Edward Weidenfeld, a partner with Maryland Cultivation and Processing, one of the companies suing the commission, said the state’s system is good in that applications are ranked by a disinterested but knowledgeable third party. But he said the state erred in giving the commission too much power to ignore the rankings. Commissioners, he said, should only step in to ensure the identifying information from an application doesn’t disqualify a business, such as including someone with a criminal record.
How an application is designed can have unintended consequences. In Massachusetts, for example, the state required medical marijuana dispensaries to form as nonprofits and get letters of support from the towns where they were hoping to open. In some cases, the nonprofits, which don’t pay property taxes under state law, agreed to make payments to the towns or turn over a percentage of sales to help cover a town’s costs, such as extra policing.
Those agreements became expensive for some businesses. According to reporting by the Boston Globe, a dispensary in Worcester agreed to pay $450,000 over three years, and another in Salem agreed to pay more than $82,000 the first year. A dispensary in Southborough agreed to pay a portion of its sales and contribute $50,000 annually toward substance abuse and mental health programs.
“Word got out fairly quickly,” among mayors and city councilmen, industry consultant Krane said. “They all started trying to outdo each other in terms of how much they could get in hosting agreements. It’s where some people have been crying extortion.”
Massachusetts voters also recently approved recreational marijuana in a ballot measure that many elected officials said was flawed. A new commission created by the measure is directed to give licenses to companies with “the most experience operating medical marijuana treatment centers and then by lottery among qualified applicants.”
The number of licenses states choose to award can change the way businesses pursue them.
States that don’t limit their licenses may give out hundreds of them to businesses the state views as qualified. Krane said these states regulate marijuana more like a pharmacy, making sure applicants meet strict standards before they are allowed to open. Colorado has given medical marijuana licenses to more than 500 centers and nearly 800 growers, which are licensed separately from those in the recreational market. States with a cap on licenses often give out fewer than 10 in a highly competitive process.
“It creates these incentives for organizations to spend more time drumming up capital and political influence so that they can corner these licenses that give them this huge market share, rather than developing the best business or best model for taking care of patients,” West of the Cannabis Association said. “In other states, it’s a little less clear that any one license is a golden ticket worth bending the rules to get.”
Costa Farms, the company that sued over Florida’s plan for a lottery, later became one of the companies on a panel designed to help write Florida’s medical marijuana regulations.

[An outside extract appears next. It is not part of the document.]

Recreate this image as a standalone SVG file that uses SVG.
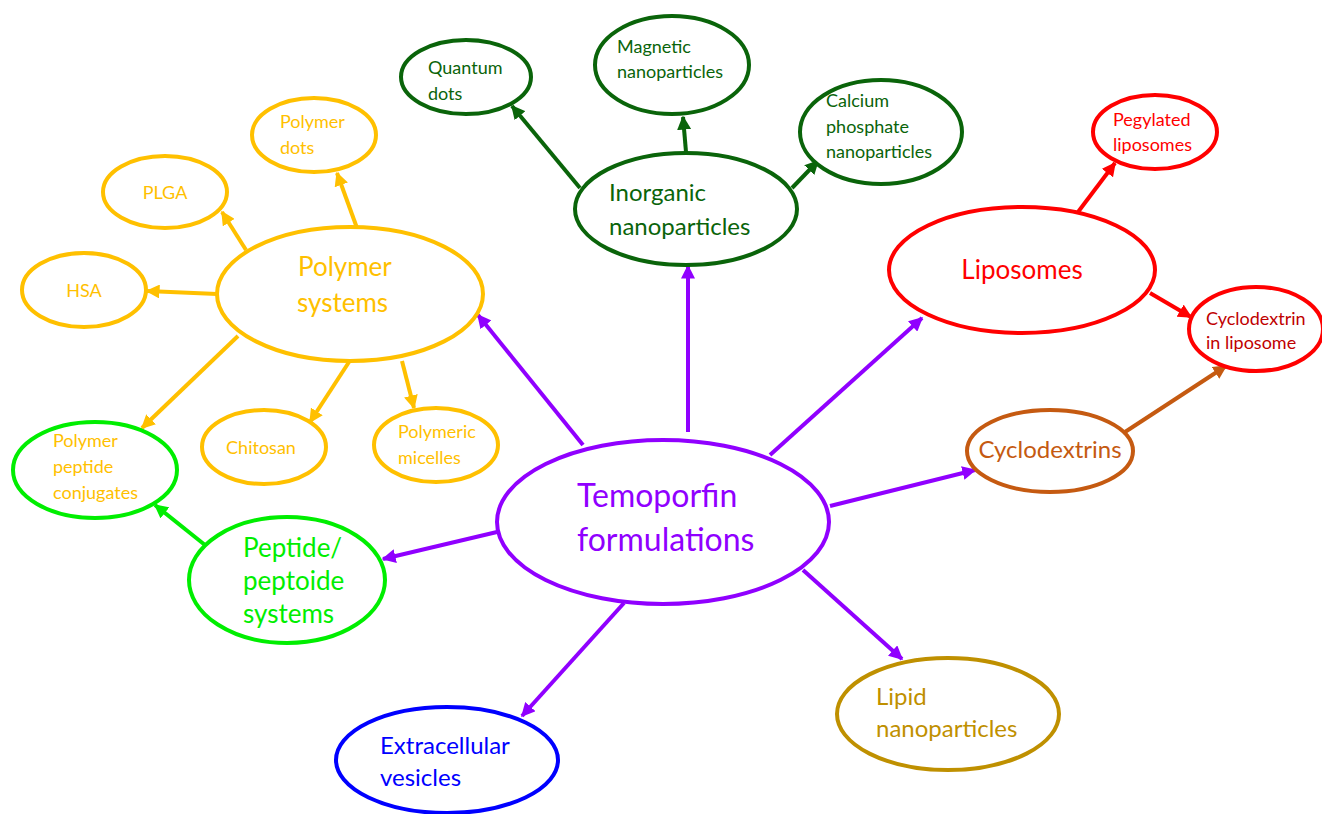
<svg xmlns="http://www.w3.org/2000/svg" width="1322" height="814" viewBox="0 0 1322 814">
<style>
text{font-family:Lato,"Open Sans","Liberation Sans",sans-serif;}
ellipse{fill:#fff;stroke-width:4;}
.s18{font-size:18px}.s24{font-size:24px}.s26{font-size:26px}.s32{font-size:32px}
.pu{stroke:#9000FF;fill:#9000FF}.or{stroke:#FFC000;fill:#FFC000}.dg{stroke:#0A640A;fill:#0A640A}
.lg{stroke:#00EE00;fill:#00EE00}.rd{stroke:#FF0000;fill:#FF0000}.br{stroke:#C55A11;fill:#C55A11}
.gd{stroke:#BF9000;fill:#BF9000}.bl{stroke:#0000FF;fill:#0000FF}
#connectors line{stroke-width:4;fill:none}
</style>
<defs>
<marker id="aPu" viewBox="0 0 10 10" refX="9" refY="5" markerWidth="14" markerHeight="14" markerUnits="userSpaceOnUse" orient="auto"><path d="M0,0L10,5L0,10z" fill="#9000FF"/></marker>
<marker id="aOr" viewBox="0 0 10 10" refX="9" refY="5" markerWidth="14" markerHeight="14" markerUnits="userSpaceOnUse" orient="auto"><path d="M0,0L10,5L0,10z" fill="#FFC000"/></marker>
<marker id="aDg" viewBox="0 0 10 10" refX="9" refY="5" markerWidth="14" markerHeight="14" markerUnits="userSpaceOnUse" orient="auto"><path d="M0,0L10,5L0,10z" fill="#0A640A"/></marker>
<marker id="aLg" viewBox="0 0 10 10" refX="9" refY="5" markerWidth="14" markerHeight="14" markerUnits="userSpaceOnUse" orient="auto"><path d="M0,0L10,5L0,10z" fill="#00EE00"/></marker>
<marker id="aRd" viewBox="0 0 10 10" refX="9" refY="5" markerWidth="14" markerHeight="14" markerUnits="userSpaceOnUse" orient="auto"><path d="M0,0L10,5L0,10z" fill="#FF0000"/></marker>
<marker id="aBr" viewBox="0 0 10 10" refX="9" refY="5" markerWidth="14" markerHeight="14" markerUnits="userSpaceOnUse" orient="auto"><path d="M0,0L10,5L0,10z" fill="#C55A11"/></marker>
</defs>
<rect width="1322" height="814" fill="#fff"/>
<g id="connectors">
<line class="pu" x1="583" y1="445" x2="478" y2="315" marker-end="url(#aPu)"/>
<line class="pu" x1="688" y1="432" x2="688" y2="266" marker-end="url(#aPu)"/>
<line class="pu" x1="770" y1="455" x2="922" y2="318" marker-end="url(#aPu)"/>
<line class="pu" x1="830" y1="506" x2="975" y2="470" marker-end="url(#aPu)"/>
<line class="pu" x1="803" y1="570" x2="902" y2="659" marker-end="url(#aPu)"/>
<line class="pu" x1="624" y1="603" x2="522" y2="716" marker-end="url(#aPu)"/>
<line class="pu" x1="497" y1="532" x2="383" y2="559" marker-end="url(#aPu)"/>
<line class="or" x1="357" y1="228" x2="337" y2="173" marker-end="url(#aOr)"/>
<line class="or" x1="246" y1="250" x2="222" y2="212" marker-end="url(#aOr)"/>
<line class="or" x1="217" y1="294" x2="147" y2="291" marker-end="url(#aOr)"/>
<line class="or" x1="238" y1="336" x2="142" y2="428" marker-end="url(#aOr)"/>
<line class="or" x1="349" y1="362" x2="310" y2="422" marker-end="url(#aOr)"/>
<line class="or" x1="402" y1="361" x2="414" y2="408" marker-end="url(#aOr)"/>
<line class="dg" x1="580" y1="188" x2="512" y2="106" marker-end="url(#aDg)"/>
<line class="dg" x1="686" y1="152" x2="683" y2="117" marker-end="url(#aDg)"/>
<line class="dg" x1="792" y1="188" x2="818" y2="161" marker-end="url(#aDg)"/>
<line class="lg" x1="205" y1="545" x2="155" y2="505" marker-end="url(#aLg)"/>
<line class="rd" x1="1078" y1="212" x2="1115" y2="163" marker-end="url(#aRd)"/>
<line class="rd" x1="1150" y1="293" x2="1191" y2="317" marker-end="url(#aRd)"/>
<line class="br" x1="1125" y1="432" x2="1226" y2="366" marker-end="url(#aBr)"/>
</g>
<g id="temoporfin"><ellipse class="pu" style="fill:#fff" cx="663" cy="522" rx="166" ry="82"/><text class="s32" fill="#9000FF" x="577" y="507">Temoporfin</text><text class="s32" fill="#9000FF" x="577" y="551">formulations</text></g>
<g id="polymer-systems"><ellipse class="or" style="fill:#fff" cx="350" cy="294" rx="133" ry="67"/><text class="s26" fill="#FFC000" x="298" y="276">Polymer</text><text class="s26" fill="#FFC000" x="297" y="312">systems</text></g>
<g id="polymer-dots"><ellipse class="or" style="fill:#fff" cx="314" cy="135" rx="62" ry="37"/><text class="s18" fill="#FFC000" x="280" y="128">Polymer</text><text class="s18" fill="#FFC000" x="280" y="154">dots</text></g>
<g id="plga"><ellipse class="or" style="fill:#fff" cx="165" cy="192" rx="62" ry="36"/><text class="s18" fill="#FFC000" x="165" y="199" text-anchor="middle">PLGA</text></g>
<g id="hsa"><ellipse class="or" style="fill:#fff" cx="84" cy="290" rx="62" ry="37"/><text class="s18" fill="#FFC000" x="84" y="297" text-anchor="middle">HSA</text></g>
<g id="chitosan"><ellipse class="or" style="fill:#fff" cx="264" cy="447" rx="62" ry="37"/><text class="s18" fill="#FFC000" x="261" y="454" text-anchor="middle">Chitosan</text></g>
<g id="polymeric-micelles"><ellipse class="or" style="fill:#fff" cx="436" cy="445" rx="62" ry="37"/><text class="s18" fill="#FFC000" x="398" y="438">Polymeric</text><text class="s18" fill="#FFC000" x="398" y="464">micelles</text></g>
<g id="polymer-peptide-conjugates"><ellipse class="lg" style="fill:#fff" cx="95" cy="470" rx="82" ry="48"/><text class="s18" fill="#FFC000" x="53" y="447">Polymer</text><text class="s18" fill="#FFC000" x="53" y="473">peptide</text><text class="s18" fill="#FFC000" x="53" y="499">conjugates</text></g>
<g id="peptide-systems"><ellipse class="lg" style="fill:#fff" cx="287" cy="580" rx="98" ry="63"/><text class="s26" fill="#00EE00" x="243" y="557">Peptide/</text><text class="s26" fill="#00EE00" x="243" y="590">peptoide</text><text class="s26" fill="#00EE00" x="243" y="623">systems</text></g>
<g id="inorganic"><ellipse class="dg" style="fill:#fff" cx="686" cy="209" rx="111" ry="56"/><text class="s24" fill="#0A640A" x="609" y="201">Inorganic</text><text class="s24" fill="#0A640A" x="609" y="235">nanoparticles</text></g>
<g id="quantum-dots"><ellipse class="dg" style="fill:#fff" cx="466" cy="77" rx="65" ry="37"/><text class="s18" fill="#0A640A" x="428" y="74">Quantum</text><text class="s18" fill="#0A640A" x="428" y="100">dots</text></g>
<g id="magnetic"><ellipse class="dg" style="fill:#fff" cx="672" cy="65" rx="77" ry="49"/><text class="s18" fill="#0A640A" x="617" y="53">Magnetic</text><text class="s18" fill="#0A640A" x="617" y="78">nanoparticles</text></g>
<g id="calcium-phosphate"><ellipse class="dg" style="fill:#fff" cx="881" cy="132" rx="81" ry="52"/><text class="s18" fill="#0A640A" x="826" y="107">Calcium</text><text class="s18" fill="#0A640A" x="826" y="133">phosphate</text><text class="s18" fill="#0A640A" x="826" y="158">nanoparticles</text></g>
<g id="liposomes"><ellipse class="rd" style="fill:#fff" cx="1022" cy="270" rx="133" ry="63"/><text class="s26" fill="#FF0000" x="1022" y="279" text-anchor="middle">Liposomes</text></g>
<g id="pegylated"><ellipse class="rd" style="fill:#fff" cx="1155" cy="132" rx="62" ry="37"/><text class="s18" fill="#FF0000" x="1113" y="126">Pegylated</text><text class="s18" fill="#FF0000" x="1113" y="151">liposomes</text></g>
<g id="cyclodextrin-liposome"><ellipse class="rd" style="fill:#fff" cx="1256" cy="329" rx="67" ry="42"/><text class="s18" fill="#C00000" x="1206" y="325">Cyclodextrin</text><text class="s18" fill="#C00000" x="1206" y="349">in liposome</text></g>
<g id="cyclodextrins"><ellipse class="br" style="fill:#fff" cx="1050" cy="451" rx="83" ry="41"/><text class="s24" fill="#C55A11" x="1050" y="458" text-anchor="middle">Cyclodextrins</text></g>
<g id="lipid-nanoparticles"><ellipse class="gd" style="fill:#fff" cx="948" cy="714" rx="111" ry="56"/><text class="s24" fill="#BF9000" x="876" y="705">Lipid</text><text class="s24" fill="#BF9000" x="876" y="737">nanoparticles</text></g>
<g id="extracellular-vesicles"><ellipse class="bl" style="fill:#fff" cx="447" cy="760" rx="111" ry="53"/><text class="s24" fill="#0000FF" x="380" y="754">Extracellular</text><text class="s24" fill="#0000FF" x="380" y="786">vesicles</text></g>
</svg>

According to the Miami Herald, a last-minute addition to a House bill requiring that licensees be in business since 1984 — the earliest year Costa Farms has documentation of being a registered nursery — would have made it difficult for other companies to get a license. Pedro Freyre with Costa Farms said the company did not lobby for the provision.
Industry advocates say the most important thing is just having enough licenses that patients don’t have to travel far to get the medicine they need.
Florida initially planned to have five licenses, though more are being added as nurseries sue the state. Krane said just a few licenses for a state can make sense when prescriptions are limited to noneuphoric marijuana for a small set of diseases, as is the case there.
But Freyre said such restrictions also help ensure the program stays strictly medical.
“Policymakers’ approach has been, ‘We don’t want recreational by another name,’ which is what has happened in other states with sort of a wink, wink, nudge, nudge,” he said.